After the release of the trailer in 2019, Chinese state-run media Global Times criticized the film for using Japanese “ninja gestures” and Chinese stereotypes.
Calls for transparency
Allegations of human rights abuses in Xinjiang stretch back years.
In recent years, the Xinjiang government has allegedly undertaken a large campaign to imprison and re-educate Muslim minorities in the region, especially the large Uyghur population.
Evidence of widespread human rights abuse has trickled out from inside the region, including lengthy detentions, abuse, indoctrination and mass birth control — which experts have described as evidence of “genocide.”
In 2017, Mulan director Niki Caro posted a photo from Urumqi, the capital of Xinjiang and said she was scouting out locations for the film. And in an interview in September with Conde Nast traveler, Mulan production designer Grant Major discussed filming in Xinjiang’s Taklamakan Desert, in the region’s far southwest.

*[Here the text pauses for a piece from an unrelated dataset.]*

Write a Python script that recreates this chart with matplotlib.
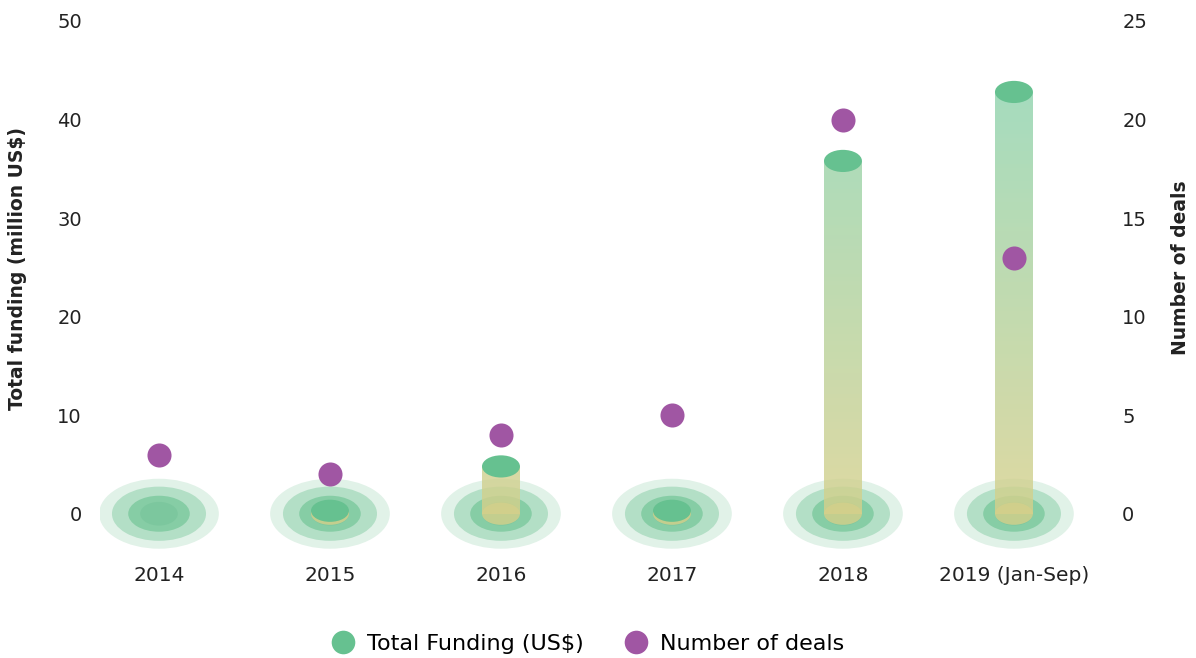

Adrian Zenz, a leading academic at the Victims of Communism Foundation who has helped break major stories from Xinjiang, said that the earliest documented case of a re-education center in the region was in Turpan in 2013.
Zenz said that while it was possible Disney didn’t know about the growing number of detention centers set up across Xinjiang, the widespread oppression in the region was impossible to miss.
“There were police stations and checkpoints all over Xinjiang by late 2016, not to be missed,” he said.
Foreign ministry spokesperson Zhao dismissed Zenz’s claims and accused him of making a living “through making Xinjiang-related rumors and slandering China.” He also claimed there had been no cases of violence or terrorism in Xinjiang for “more than three consecutive years.”
Turpan was also the setting for one of the worst outbreaks of ethnic violence in Xinjiang in recent years, when 35 people died during an attack on a police station in Lukqun township, in 2013, according to state media.
Yaqiu Wang, a China researcher for Human Rights Watch, called for Disney to disclose what assistance it had received from Xinjiang authorities and what agreements it had made with the regional government.
And Asia Society fellow Stone Fish said that many companies were accustomed to making small concessions to the ruling Communist Party to access the Chinese market.
“Studios feel like they need to make these compromises to be in Beijing, but you can slightly censor your movies to get into the Chinese market, you can bring Chinese movies that shouldn’t be in the States because of poor quality or because of propaganda elements into the States. And you can do that and maintain your integrity, mostly intact,” he said.
“You don’t need to take these extra steps that Disney is taking, and they’re rightly getting excoriated for it.”